## [BRIEF]
Retype, word for word, the lines between the ones holding "Write a Python" and "import seaborn as sns", inclusive; pictures stay out of the copy.

## [EXTRACTED MATERIAL]

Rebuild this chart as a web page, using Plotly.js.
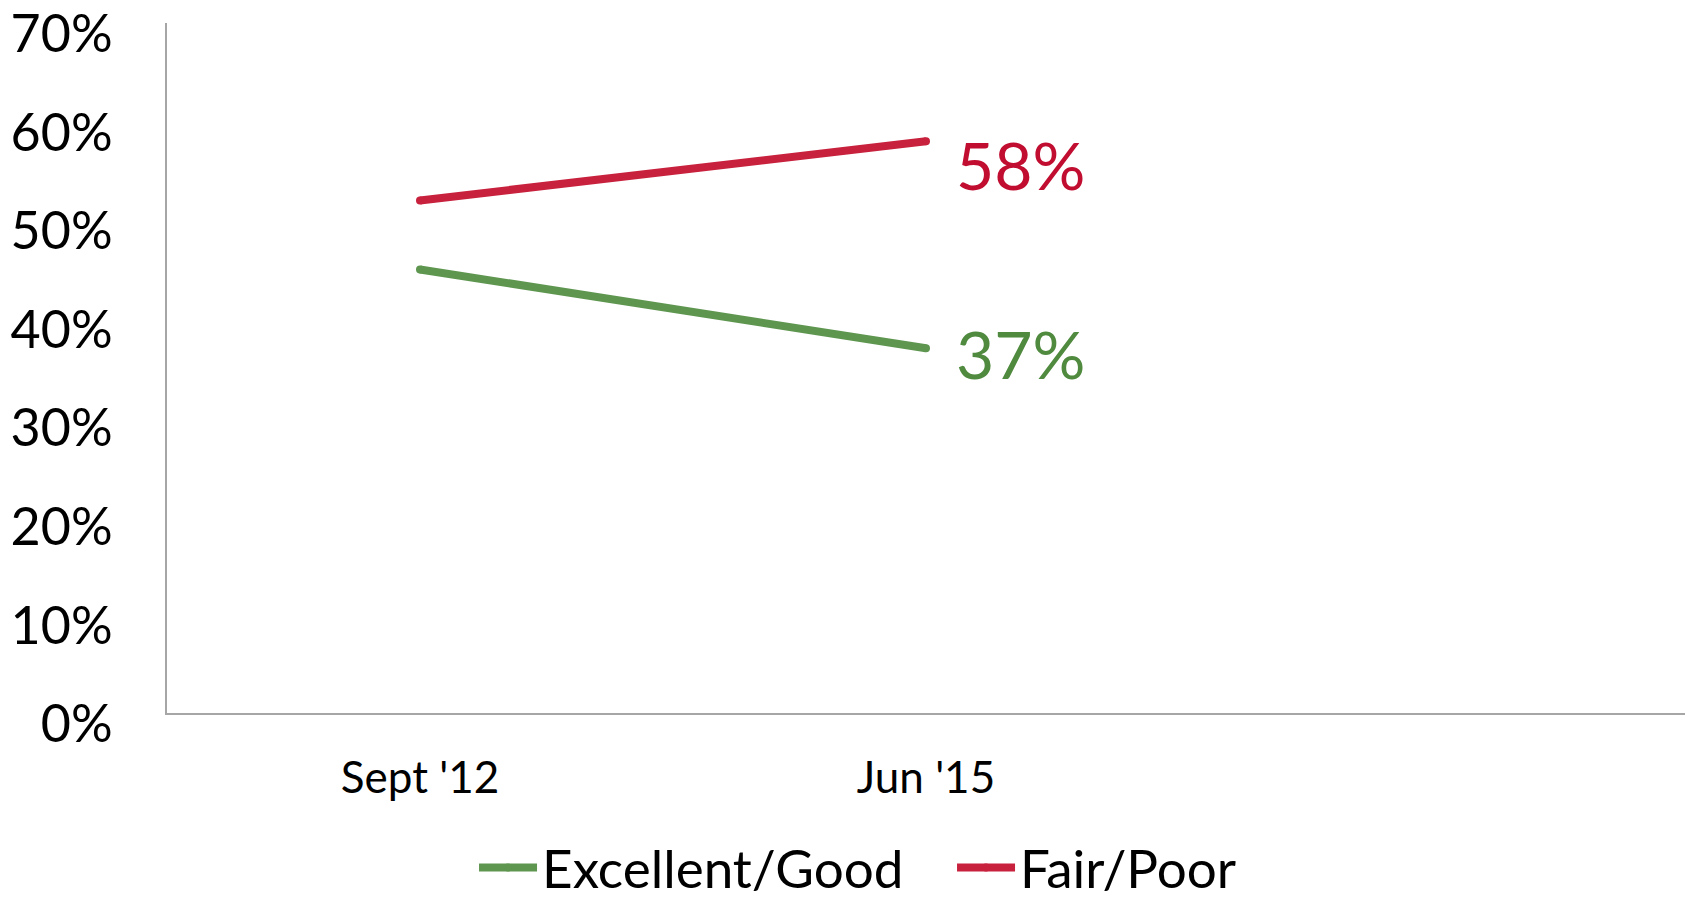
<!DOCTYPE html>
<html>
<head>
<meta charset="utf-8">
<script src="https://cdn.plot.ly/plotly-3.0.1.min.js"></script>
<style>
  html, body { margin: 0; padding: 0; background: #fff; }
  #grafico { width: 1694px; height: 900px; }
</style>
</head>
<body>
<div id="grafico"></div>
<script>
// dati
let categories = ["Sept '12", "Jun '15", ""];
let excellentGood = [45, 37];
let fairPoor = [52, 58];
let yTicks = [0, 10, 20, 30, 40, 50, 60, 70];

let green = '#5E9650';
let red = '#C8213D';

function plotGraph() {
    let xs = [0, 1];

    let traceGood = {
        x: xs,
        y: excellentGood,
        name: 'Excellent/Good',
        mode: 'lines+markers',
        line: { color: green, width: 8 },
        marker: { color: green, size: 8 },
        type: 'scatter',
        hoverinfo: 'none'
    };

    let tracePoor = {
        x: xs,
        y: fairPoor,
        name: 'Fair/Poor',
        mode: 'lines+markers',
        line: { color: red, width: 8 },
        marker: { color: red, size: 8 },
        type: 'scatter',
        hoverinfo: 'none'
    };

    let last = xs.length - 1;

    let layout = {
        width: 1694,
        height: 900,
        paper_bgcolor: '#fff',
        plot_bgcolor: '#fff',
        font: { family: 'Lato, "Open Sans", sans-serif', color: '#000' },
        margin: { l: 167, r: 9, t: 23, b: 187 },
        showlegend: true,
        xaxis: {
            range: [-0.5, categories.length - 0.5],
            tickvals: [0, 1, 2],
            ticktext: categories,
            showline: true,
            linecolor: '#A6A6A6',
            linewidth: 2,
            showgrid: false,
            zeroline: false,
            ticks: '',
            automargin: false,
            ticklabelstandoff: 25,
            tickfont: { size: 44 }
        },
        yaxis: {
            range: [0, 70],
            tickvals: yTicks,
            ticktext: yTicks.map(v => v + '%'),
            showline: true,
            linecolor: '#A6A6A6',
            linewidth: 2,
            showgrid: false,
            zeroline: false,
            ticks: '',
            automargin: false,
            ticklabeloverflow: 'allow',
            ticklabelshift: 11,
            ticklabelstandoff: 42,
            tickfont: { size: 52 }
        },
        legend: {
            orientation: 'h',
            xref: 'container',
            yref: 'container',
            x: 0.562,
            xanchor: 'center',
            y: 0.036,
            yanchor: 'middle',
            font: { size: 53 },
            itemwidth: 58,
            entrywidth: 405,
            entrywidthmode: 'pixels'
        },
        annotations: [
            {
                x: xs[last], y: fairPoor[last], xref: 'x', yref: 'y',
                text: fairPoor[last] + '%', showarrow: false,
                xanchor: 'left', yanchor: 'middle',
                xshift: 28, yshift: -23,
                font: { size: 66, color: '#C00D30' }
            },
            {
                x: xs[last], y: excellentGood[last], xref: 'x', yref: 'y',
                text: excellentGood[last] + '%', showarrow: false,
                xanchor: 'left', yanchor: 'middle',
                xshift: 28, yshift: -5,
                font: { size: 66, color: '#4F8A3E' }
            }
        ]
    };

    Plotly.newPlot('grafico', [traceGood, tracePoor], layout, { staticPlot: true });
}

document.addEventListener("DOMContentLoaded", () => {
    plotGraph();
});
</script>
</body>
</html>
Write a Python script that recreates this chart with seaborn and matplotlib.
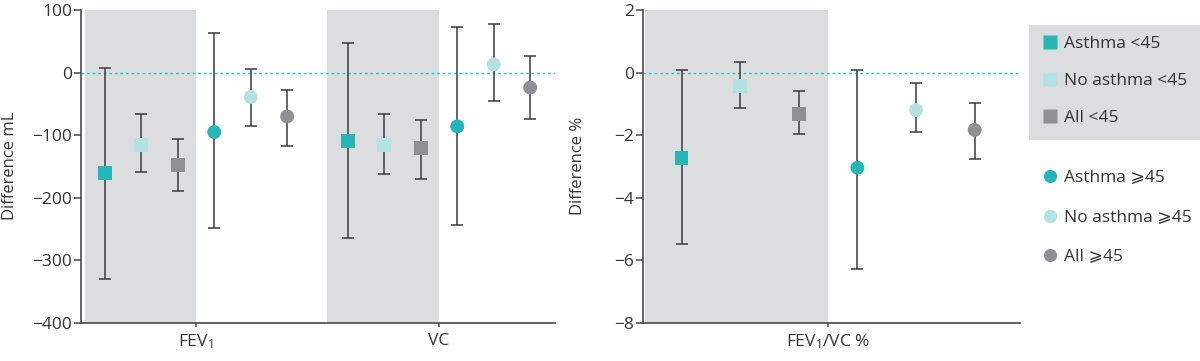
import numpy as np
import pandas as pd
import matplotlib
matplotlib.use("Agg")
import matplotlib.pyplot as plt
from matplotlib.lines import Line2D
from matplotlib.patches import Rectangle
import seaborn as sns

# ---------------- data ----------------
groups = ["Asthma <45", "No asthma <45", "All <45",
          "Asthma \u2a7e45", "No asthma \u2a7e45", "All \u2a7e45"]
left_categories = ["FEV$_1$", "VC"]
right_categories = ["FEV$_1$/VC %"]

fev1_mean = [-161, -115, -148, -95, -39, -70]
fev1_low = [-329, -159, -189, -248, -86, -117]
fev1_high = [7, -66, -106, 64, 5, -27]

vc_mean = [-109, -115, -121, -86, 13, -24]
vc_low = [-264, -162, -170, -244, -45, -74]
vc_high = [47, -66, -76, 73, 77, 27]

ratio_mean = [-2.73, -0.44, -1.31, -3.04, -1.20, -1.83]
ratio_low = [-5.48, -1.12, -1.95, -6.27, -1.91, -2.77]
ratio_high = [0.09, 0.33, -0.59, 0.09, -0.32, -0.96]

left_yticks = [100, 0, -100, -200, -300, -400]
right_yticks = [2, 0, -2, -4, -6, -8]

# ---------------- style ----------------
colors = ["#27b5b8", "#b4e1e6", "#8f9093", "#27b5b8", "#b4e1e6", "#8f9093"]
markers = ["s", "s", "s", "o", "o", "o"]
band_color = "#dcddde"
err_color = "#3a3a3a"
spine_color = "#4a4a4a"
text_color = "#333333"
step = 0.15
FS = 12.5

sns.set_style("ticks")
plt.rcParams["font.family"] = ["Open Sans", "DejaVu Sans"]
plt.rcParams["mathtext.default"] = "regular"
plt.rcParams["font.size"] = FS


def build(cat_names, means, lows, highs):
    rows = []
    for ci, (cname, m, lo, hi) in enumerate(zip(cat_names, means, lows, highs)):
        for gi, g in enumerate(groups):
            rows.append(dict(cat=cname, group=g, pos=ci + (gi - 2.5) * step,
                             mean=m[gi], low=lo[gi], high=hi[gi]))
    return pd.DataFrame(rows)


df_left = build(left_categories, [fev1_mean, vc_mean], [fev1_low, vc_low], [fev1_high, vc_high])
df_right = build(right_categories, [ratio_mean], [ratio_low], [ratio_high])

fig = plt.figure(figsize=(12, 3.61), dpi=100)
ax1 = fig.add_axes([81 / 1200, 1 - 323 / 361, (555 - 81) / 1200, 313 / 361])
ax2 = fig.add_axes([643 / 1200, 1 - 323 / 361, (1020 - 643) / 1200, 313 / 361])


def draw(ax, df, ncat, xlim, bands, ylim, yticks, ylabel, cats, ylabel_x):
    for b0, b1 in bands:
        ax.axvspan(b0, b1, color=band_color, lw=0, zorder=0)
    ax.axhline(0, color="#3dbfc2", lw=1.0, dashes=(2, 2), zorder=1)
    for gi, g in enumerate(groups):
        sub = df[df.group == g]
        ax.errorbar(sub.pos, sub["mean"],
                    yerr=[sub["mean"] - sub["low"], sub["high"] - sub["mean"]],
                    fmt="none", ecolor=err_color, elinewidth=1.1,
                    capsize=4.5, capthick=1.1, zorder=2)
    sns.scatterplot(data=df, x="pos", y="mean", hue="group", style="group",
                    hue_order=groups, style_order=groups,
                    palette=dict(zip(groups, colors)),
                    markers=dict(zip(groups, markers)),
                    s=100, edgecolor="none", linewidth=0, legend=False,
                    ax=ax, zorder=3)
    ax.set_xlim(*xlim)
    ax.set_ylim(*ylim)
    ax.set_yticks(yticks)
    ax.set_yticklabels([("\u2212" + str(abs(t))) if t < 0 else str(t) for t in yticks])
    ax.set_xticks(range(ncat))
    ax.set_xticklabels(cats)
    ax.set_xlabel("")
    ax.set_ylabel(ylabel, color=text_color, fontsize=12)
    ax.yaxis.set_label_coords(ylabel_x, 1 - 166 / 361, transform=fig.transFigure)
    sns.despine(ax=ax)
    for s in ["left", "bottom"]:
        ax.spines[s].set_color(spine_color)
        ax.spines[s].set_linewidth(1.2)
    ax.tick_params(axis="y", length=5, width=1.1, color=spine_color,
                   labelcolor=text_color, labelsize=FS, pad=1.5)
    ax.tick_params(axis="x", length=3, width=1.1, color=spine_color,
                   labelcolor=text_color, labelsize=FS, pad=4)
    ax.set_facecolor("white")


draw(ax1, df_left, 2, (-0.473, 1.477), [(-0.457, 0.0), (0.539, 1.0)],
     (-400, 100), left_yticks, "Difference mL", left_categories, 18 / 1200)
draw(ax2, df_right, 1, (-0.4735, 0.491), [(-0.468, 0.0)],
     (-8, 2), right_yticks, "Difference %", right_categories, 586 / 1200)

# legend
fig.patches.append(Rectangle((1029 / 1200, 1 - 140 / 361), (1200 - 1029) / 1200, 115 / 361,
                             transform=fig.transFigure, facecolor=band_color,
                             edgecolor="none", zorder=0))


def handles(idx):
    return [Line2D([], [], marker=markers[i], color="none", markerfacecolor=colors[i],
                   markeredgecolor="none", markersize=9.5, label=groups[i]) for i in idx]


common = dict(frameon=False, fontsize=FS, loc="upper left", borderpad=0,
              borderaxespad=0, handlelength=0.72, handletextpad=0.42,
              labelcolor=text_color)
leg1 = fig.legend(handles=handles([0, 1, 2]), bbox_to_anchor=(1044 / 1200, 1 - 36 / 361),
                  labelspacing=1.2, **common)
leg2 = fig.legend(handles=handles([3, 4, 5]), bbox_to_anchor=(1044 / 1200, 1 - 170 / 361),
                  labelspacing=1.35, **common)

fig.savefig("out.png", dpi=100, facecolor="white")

## [OUTPUT OF THE TASK]
Write a Python script that recreates this chart with seaborn and matplotlib.
import numpy as np
import pandas as pd
import matplotlib
matplotlib.use("Agg")
import matplotlib.pyplot as plt
from matplotlib.lines import Line2D
from matplotlib.patches import Rectangle
import seaborn as sns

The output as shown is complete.